::: Collected material

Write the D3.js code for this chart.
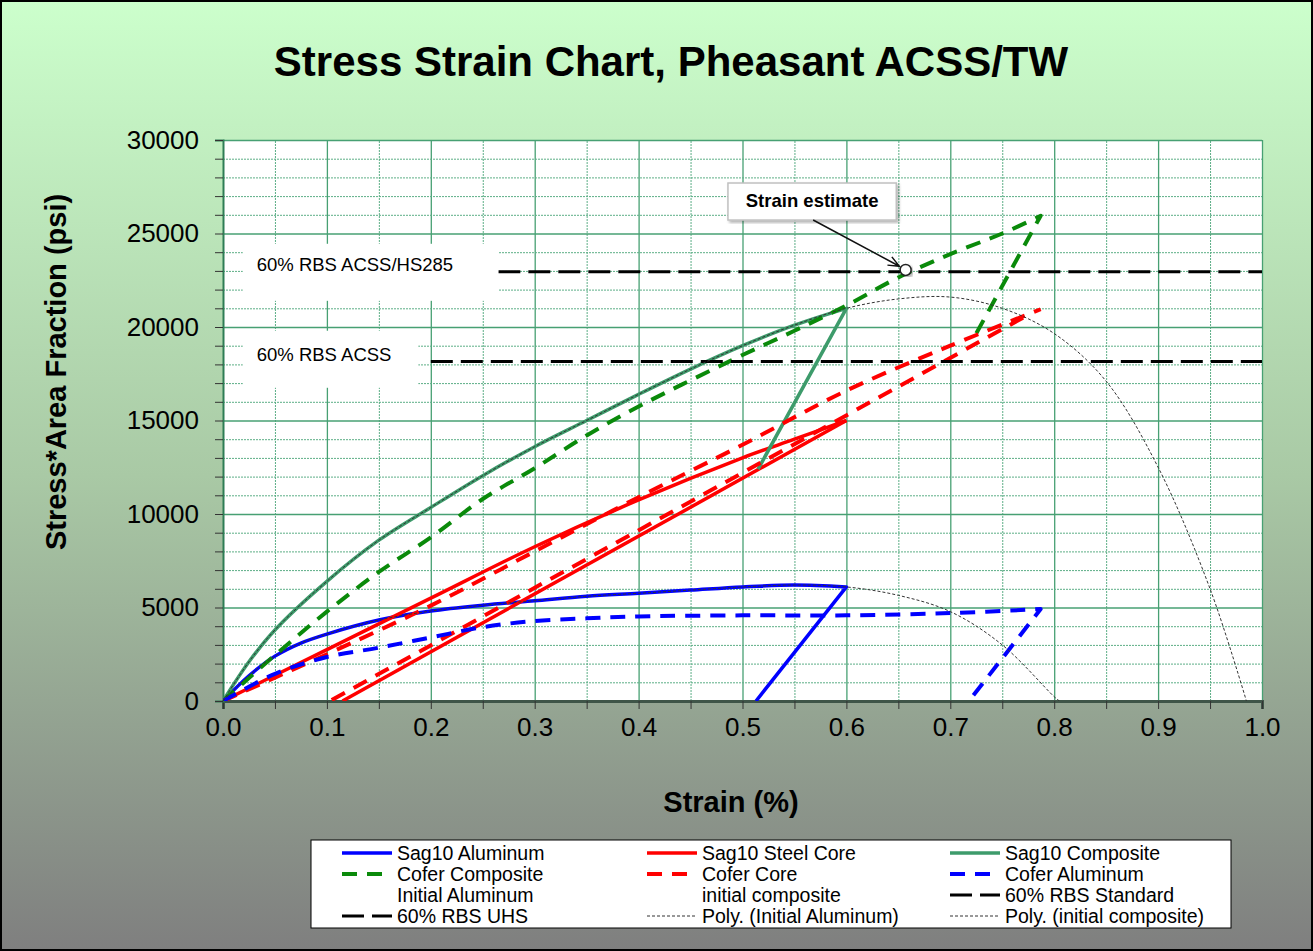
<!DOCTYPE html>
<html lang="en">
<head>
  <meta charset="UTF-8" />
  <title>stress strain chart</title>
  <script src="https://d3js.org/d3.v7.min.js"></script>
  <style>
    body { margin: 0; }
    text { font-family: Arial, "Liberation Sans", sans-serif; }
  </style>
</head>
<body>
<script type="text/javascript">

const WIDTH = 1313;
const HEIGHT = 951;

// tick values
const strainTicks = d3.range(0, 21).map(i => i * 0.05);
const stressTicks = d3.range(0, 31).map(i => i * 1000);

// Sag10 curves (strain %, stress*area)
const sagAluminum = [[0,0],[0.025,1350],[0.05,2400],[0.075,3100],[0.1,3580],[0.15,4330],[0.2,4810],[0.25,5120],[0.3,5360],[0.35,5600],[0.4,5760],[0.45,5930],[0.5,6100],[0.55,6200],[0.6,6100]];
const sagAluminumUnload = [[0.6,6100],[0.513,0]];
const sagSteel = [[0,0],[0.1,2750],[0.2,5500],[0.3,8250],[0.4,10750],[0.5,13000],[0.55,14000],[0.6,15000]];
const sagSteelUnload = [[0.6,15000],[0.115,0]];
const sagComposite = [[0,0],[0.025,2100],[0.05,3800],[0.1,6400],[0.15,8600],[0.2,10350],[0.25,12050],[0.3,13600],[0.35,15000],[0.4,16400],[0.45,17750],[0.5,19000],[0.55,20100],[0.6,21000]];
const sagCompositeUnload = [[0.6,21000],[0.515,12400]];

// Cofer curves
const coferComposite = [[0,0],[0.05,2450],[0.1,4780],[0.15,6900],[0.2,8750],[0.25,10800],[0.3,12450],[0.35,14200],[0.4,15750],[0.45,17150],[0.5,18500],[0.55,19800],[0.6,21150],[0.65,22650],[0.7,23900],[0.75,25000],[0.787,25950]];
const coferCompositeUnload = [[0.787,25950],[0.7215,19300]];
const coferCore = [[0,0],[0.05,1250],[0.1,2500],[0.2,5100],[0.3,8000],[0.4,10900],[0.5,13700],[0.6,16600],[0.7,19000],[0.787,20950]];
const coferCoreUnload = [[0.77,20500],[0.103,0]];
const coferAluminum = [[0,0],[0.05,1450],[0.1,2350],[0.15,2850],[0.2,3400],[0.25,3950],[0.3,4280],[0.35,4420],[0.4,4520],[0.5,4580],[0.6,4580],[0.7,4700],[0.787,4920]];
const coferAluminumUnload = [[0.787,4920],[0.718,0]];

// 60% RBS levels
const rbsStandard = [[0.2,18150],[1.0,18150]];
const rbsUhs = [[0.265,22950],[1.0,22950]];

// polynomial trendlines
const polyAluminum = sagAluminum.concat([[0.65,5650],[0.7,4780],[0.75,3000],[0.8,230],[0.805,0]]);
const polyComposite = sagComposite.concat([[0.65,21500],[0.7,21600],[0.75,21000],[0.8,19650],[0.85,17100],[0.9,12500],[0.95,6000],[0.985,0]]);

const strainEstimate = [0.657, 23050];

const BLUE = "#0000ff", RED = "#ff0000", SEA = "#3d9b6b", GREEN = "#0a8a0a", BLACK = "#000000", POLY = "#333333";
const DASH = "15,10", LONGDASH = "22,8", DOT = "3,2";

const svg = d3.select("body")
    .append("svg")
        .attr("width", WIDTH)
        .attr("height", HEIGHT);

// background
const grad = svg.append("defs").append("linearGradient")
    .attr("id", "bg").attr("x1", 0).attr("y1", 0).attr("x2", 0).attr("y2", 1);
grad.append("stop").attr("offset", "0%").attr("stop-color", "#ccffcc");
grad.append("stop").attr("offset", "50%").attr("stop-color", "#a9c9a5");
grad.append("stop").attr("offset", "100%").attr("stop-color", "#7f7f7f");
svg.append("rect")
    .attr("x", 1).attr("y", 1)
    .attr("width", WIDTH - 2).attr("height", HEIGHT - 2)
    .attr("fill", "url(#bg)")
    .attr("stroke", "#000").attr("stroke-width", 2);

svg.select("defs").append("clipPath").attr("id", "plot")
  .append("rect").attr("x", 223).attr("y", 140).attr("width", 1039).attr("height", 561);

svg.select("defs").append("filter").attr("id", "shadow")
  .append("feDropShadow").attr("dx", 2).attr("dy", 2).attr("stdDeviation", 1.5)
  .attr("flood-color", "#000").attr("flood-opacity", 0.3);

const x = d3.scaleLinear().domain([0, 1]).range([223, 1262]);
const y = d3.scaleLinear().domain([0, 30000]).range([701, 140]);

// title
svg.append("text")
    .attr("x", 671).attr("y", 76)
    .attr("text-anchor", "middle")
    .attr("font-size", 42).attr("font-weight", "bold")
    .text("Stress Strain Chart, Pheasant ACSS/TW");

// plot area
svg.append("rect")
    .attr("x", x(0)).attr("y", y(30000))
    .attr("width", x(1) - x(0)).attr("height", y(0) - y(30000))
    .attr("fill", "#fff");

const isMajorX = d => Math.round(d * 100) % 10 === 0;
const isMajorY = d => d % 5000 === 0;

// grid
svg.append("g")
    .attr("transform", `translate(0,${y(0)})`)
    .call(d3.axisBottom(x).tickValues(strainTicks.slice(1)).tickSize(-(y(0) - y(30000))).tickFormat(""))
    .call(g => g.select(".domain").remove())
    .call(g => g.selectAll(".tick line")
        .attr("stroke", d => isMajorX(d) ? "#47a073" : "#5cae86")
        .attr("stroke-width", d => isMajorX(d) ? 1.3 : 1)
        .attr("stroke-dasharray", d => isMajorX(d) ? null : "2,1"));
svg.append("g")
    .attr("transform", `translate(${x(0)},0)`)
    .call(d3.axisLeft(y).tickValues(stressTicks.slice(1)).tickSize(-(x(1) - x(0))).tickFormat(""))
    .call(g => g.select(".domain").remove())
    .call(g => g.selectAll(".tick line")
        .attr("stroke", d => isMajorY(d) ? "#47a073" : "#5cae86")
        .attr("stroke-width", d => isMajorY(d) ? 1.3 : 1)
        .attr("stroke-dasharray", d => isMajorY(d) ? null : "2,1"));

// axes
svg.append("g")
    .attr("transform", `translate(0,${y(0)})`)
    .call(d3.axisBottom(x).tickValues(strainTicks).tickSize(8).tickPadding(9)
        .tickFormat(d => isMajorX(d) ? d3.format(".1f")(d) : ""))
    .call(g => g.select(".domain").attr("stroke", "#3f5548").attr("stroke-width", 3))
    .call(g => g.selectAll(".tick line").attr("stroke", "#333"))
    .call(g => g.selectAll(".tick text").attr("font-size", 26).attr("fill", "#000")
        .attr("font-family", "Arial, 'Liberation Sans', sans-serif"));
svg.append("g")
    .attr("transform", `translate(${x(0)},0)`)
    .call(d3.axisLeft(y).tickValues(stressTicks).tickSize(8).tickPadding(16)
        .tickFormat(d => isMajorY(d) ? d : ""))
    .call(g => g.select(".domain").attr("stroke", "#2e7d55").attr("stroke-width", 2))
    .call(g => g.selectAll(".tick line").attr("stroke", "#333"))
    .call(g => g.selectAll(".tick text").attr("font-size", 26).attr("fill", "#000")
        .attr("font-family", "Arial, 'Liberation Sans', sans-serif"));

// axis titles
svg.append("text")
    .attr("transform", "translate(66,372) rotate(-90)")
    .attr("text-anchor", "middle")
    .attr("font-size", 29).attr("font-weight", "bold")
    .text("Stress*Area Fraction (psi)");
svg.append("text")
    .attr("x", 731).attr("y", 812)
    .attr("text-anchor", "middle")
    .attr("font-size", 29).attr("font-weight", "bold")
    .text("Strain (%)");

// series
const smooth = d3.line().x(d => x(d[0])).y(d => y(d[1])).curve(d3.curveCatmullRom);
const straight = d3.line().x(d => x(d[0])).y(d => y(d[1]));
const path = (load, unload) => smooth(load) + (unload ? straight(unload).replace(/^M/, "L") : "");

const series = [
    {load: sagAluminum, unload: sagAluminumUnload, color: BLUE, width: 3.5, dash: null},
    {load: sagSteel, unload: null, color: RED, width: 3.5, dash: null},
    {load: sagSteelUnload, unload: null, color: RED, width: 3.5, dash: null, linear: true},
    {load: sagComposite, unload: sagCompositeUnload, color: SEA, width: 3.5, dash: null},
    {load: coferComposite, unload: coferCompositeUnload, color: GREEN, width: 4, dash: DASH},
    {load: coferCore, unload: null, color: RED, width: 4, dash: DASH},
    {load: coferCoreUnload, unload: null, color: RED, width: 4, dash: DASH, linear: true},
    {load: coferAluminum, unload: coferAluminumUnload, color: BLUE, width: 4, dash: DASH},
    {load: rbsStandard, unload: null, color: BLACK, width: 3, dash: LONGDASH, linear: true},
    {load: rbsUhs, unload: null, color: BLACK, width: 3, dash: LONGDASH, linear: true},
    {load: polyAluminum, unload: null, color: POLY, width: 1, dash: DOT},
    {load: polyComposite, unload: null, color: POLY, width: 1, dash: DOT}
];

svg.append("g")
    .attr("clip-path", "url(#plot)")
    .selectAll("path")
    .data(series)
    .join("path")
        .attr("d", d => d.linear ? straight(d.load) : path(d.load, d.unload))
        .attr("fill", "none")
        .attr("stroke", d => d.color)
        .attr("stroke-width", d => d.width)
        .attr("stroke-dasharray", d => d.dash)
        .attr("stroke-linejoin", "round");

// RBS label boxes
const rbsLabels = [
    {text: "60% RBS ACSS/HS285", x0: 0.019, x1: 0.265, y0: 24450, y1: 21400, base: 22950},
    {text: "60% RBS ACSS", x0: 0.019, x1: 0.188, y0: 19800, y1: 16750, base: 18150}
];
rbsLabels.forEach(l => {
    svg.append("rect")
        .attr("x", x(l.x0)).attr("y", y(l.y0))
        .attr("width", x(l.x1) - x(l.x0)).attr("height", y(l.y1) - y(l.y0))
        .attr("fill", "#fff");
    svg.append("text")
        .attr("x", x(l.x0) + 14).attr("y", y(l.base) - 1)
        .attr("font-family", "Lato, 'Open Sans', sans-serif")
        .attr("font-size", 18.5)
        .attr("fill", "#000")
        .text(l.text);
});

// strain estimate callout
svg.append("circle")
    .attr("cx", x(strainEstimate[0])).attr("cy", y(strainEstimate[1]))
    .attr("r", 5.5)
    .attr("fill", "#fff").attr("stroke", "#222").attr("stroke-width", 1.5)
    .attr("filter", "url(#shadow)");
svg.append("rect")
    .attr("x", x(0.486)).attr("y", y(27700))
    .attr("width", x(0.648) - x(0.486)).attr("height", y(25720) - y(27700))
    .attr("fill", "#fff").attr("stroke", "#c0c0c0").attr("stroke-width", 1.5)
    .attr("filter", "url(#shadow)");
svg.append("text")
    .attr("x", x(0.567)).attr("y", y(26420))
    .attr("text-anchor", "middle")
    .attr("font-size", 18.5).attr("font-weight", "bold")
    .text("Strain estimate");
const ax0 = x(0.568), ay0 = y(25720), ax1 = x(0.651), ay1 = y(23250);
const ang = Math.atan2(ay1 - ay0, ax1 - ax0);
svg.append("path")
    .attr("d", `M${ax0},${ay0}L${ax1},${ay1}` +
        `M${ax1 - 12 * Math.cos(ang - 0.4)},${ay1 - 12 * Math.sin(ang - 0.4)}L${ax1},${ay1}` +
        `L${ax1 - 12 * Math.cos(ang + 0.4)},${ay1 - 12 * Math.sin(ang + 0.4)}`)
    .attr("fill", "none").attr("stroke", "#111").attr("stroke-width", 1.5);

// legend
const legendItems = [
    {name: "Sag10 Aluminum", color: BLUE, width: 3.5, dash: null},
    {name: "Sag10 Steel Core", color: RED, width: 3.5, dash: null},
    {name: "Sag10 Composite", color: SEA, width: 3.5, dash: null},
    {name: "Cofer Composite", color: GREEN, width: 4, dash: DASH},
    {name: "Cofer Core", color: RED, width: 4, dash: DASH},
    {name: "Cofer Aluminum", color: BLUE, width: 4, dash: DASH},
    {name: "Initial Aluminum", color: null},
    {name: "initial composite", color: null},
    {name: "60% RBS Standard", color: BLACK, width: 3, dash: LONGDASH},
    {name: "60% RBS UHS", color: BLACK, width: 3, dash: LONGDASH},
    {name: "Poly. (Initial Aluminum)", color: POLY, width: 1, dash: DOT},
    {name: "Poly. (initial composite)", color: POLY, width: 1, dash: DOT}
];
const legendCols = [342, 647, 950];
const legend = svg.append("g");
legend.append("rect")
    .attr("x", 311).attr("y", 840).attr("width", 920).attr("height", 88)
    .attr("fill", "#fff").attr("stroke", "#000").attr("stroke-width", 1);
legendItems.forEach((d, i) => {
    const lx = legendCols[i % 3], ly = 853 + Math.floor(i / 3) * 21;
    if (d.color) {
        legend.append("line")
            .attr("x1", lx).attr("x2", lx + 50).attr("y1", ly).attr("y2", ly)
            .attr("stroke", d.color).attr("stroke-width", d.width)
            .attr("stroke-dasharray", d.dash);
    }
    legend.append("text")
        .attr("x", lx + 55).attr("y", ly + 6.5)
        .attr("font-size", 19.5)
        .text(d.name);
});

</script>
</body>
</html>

::::::

▶ What you will do: Quote, exactly and only, the lines from the first line of the data above through the line containing "const rbsUhs = [[0.265,22950],[1.0,22950]];". The pictures do not belong in it.

▶ Answer for this exercise:
Write the D3.js code for this chart.
<!DOCTYPE html>
<html lang="en">
<head>
  <meta charset="UTF-8" />
  <title>stress strain chart</title>
  <script src="https://d3js.org/d3.v7.min.js"></script>
  <style>
    body { margin: 0; }
    text { font-family: Arial, "Liberation Sans", sans-serif; }
  </style>
</head>
<body>
<script type="text/javascript">

const WIDTH = 1313;
const HEIGHT = 951;

// tick values
const strainTicks = d3.range(0, 21).map(i => i * 0.05);
const stressTicks = d3.range(0, 31).map(i => i * 1000);

// Sag10 curves (strain %, stress*area)
const sagAluminum = [[0,0],[0.025,1350],[0.05,2400],[0.075,3100],[0.1,3580],[0.15,4330],[0.2,4810],[0.25,5120],[0.3,5360],[0.35,5600],[0.4,5760],[0.45,5930],[0.5,6100],[0.55,6200],[0.6,6100]];
const sagAluminumUnload = [[0.6,6100],[0.513,0]];
const sagSteel = [[0,0],[0.1,2750],[0.2,5500],[0.3,8250],[0.4,10750],[0.5,13000],[0.55,14000],[0.6,15000]];
const sagSteelUnload = [[0.6,15000],[0.115,0]];
const sagComposite = [[0,0],[0.025,2100],[0.05,3800],[0.1,6400],[0.15,8600],[0.2,10350],[0.25,12050],[0.3,13600],[0.35,15000],[0.4,16400],[0.45,17750],[0.5,19000],[0.55,20100],[0.6,21000]];
const sagCompositeUnload = [[0.6,21000],[0.515,12400]];

// Cofer curves
const coferComposite = [[0,0],[0.05,2450],[0.1,4780],[0.15,6900],[0.2,8750],[0.25,10800],[0.3,12450],[0.35,14200],[0.4,15750],[0.45,17150],[0.5,18500],[0.55,19800],[0.6,21150],[0.65,22650],[0.7,23900],[0.75,25000],[0.787,25950]];
const coferCompositeUnload = [[0.787,25950],[0.7215,19300]];
const coferCore = [[0,0],[0.05,1250],[0.1,2500],[0.2,5100],[0.3,8000],[0.4,10900],[0.5,13700],[0.6,16600],[0.7,19000],[0.787,20950]];
const coferCoreUnload = [[0.77,20500],[0.103,0]];
const coferAluminum = [[0,0],[0.05,1450],[0.1,2350],[0.15,2850],[0.2,3400],[0.25,3950],[0.3,4280],[0.35,4420],[0.4,4520],[0.5,4580],[0.6,4580],[0.7,4700],[0.787,4920]];
const coferAluminumUnload = [[0.787,4920],[0.718,0]];

// 60% RBS levels
const rbsStandard = [[0.2,18150],[1.0,18150]];
const rbsUhs = [[0.265,22950],[1.0,22950]];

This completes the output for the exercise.